A federal judge this week ordered that a Title IX lawsuit concerning Grinnell College’s handling of a sexual misconduct complaint proceed to trial.

John Doe v. Grinnell College involves a male student who was expelled by the college in 2016 on the recommendation of former Iowa Supreme Court Chief Justice Marsha Ternus, the adjudicator chosen by Grinnell to determine a resolution for the case. 

Over six months after their alleged encounter, Doe was accused of sexual misconduct by a female student who had sex with him at his off-campus housing after the two went skinny-dipping at a local park with a group of friends.

Doe, in the lawsuit filed in 2017, alleges that his expulsion from Grinnell violated the college’s own policies and procedures and was motivated by gender bias under Title IX.

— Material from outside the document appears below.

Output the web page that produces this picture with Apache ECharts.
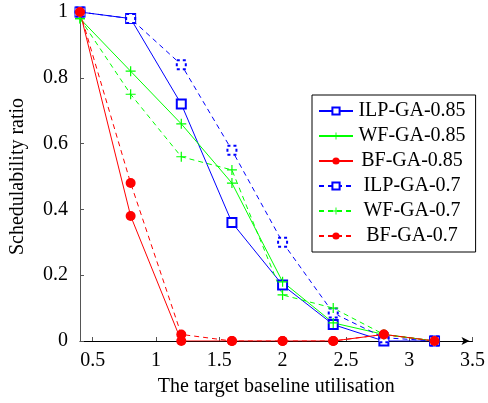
<!DOCTYPE html>
<html>
<head>
<meta charset="utf-8">
<script src="https://cdn.jsdelivr.net/npm/echarts@6/dist/echarts.min.js"></script>
<style>
html,body{margin:0;padding:0;background:#fff;}
#c{width:488px;height:403px;}
</style>
</head>
<body>
<div id="c"></div>
<script>
// ---- data ----
var xValues = [0.4, 0.8, 1.2, 1.6, 2.0, 2.4, 2.8, 3.2];
var ilp085 = [1, 0.98, 0.72, 0.36, 0.17, 0.05, 0, 0];
var wf085  = [0.98, 0.82, 0.66, 0.48, 0.18, 0.055, 0.02, 0];
var bf085  = [1, 0.38, 0, 0, 0, 0, 0.02, 0];
var ilp07  = [1, 0.98, 0.84, 0.58, 0.30, 0.085, 0.01, 0];
var wf07   = [0.98, 0.75, 0.56, 0.52, 0.14, 0.10, 0.02, 0];
var bf07   = [1, 0.48, 0.02, 0, 0, 0, 0.02, 0];
var seriesNames = ['ILP-GA-0.85', 'WF-GA-0.85', 'BF-GA-0.85', 'ILP-GA-0.7', 'WF-GA-0.7', 'BF-GA-0.7'];
var xTicks = [0.5, 1, 1.5, 2, 2.5, 3, 3.5];
var yTicks = [0, 0.2, 0.4, 0.6, 0.8, 1];
var xTitle = 'The target baseline utilisation';
var yTitle = 'Schedulability ratio';

var FONT = '"Liberation Serif", "DejaVu Serif", serif';
var PLUS = 'path://M4.4,0H5.6V4.4H10V5.6H5.6V10H4.4V5.6H0V4.4H4.4Z';

function pairs(ys) { return xValues.map(function (x, i) { return [x, ys[i]]; }); }

function mk(name, ys, color, dashed, symbol, size, extraItem) {
  var item = { color: color };
  if (extraItem) for (var k in extraItem) item[k] = extraItem[k];
  return {
    name: name, type: 'line', data: pairs(ys),
    symbol: symbol, symbolSize: size, showAllSymbol: true,
    lineStyle: { color: color, width: 1, type: dashed ? [5, 4] : 'solid' },
    itemStyle: item,
    emphasis: { disabled: true },
    animation: false, z: 3
  };
}
var serifRich = { s: { fontFamily: FONT, fontSize: 20, color: '#000' } };

var chart = echarts.init(document.getElementById('c'), null, { renderer: 'canvas' });
chart.setOption({
  animation: false,
  textStyle: { fontFamily: FONT, color: '#000' },
  grid: { left: 79, right: 11, top: 12, bottom: 62 },
  xAxis: {
    type: 'value', min: 0.4, max: 3.5,
    name: xTitle, nameLocation: 'middle', nameGap: 36,
    nameTextStyle: { fontFamily: FONT, fontSize: 20, color: '#000' },
    axisLine: { show: true, onZero: false, symbol: ['none', 'arrow'], symbolSize: [6, 8], symbolOffset: [0, -3],
      lineStyle: { color: '#000', width: 1 } },
    axisTick: { show: true, inside: true, length: 4, customValues: xTicks, lineStyle: { color: '#555' } },
    axisLabel: { customValues: xTicks, margin: 10, fontFamily: FONT, fontSize: 20, color: '#000', rich: serifRich,
      formatter: function (v) { return '{s|' + String(v) + '}'; } },
    splitLine: { show: false }
  },
  yAxis: {
    type: 'value', min: 0, max: 1, interval: 0.2,
    name: yTitle, nameLocation: 'middle', nameGap: 52,
    nameTextStyle: { fontFamily: FONT, fontSize: 20, color: '#000' },
    axisLine: { show: true, lineStyle: { color: '#555', width: 1 } },
    axisTick: { show: true, inside: true, length: 4, lineStyle: { color: '#555' } },
    axisLabel: { margin: 12, fontFamily: FONT, fontSize: 20, color: '#000', rich: serifRich,
      formatter: function (v) { return yTicks.indexOf(v) >= 0 ? '{s|' + String(v) + '}' : ''; } },
    splitLine: { show: false }
  },
  legend: {
    orient: 'vertical', left: 312, top: 95,
    padding: [6, 10, 6, 6], itemGap: 5, itemWidth: 34, itemHeight: 9,
    backgroundColor: '#fff', borderColor: '#000', borderWidth: 1,
    data: seriesNames,
    formatter: function (n) { return '{t|' + n + '}'; },
    textStyle: { fontFamily: FONT, fontSize: 20, color: '#000',
      rich: { t: { width: 108, align: 'center', fontFamily: FONT, fontSize: 20, color: '#000' } } }
  },
  series: [
    mk(seriesNames[0], ilp085, '#0000ff', false, 'emptyRect', 9, { borderWidth: 1 }),
    mk(seriesNames[1], wf085, '#00ff00', false, PLUS, 10),
    mk(seriesNames[2], bf085, '#ff0000', false, 'circle', 10),
    mk(seriesNames[3], ilp07, '#0000ff', true, 'emptyRect', 9, { borderWidth: 1, borderType: [3, 3] }),
    mk(seriesNames[4], wf07, '#00ff00', true, PLUS, 10),
    mk(seriesNames[5], bf07, '#ff0000', true, 'circle', 10)
  ]
});
</script>
</body>
</html>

U.S. District Judge Rebecca Goodgame Ebinger ruled that two counts of the lawsuit could move forward to trial; she dismissed two other counts.

“Doe has provided evidence sufficient to cast doubt on the accuracy of the outcome of his disciplinary proceeding and, further, has provided evidence suggesting that gender bias could be a motivating factor that caused the inaccuracy,” Goodgame wrote in her ruling. “Doe has offered sufficient evidence to show Grinnell may have failed to comply with its Title IX obligations.”

Doe began attending Grinnell about five years ago. At the time, sexual violence on the nation’s college campuses was on the rise, prompting increased attention by the media.

Doe is represented by Nesenoff & Miltenberg LLP in New York along with David Goldman of Babich Goldman PC in Des Moines.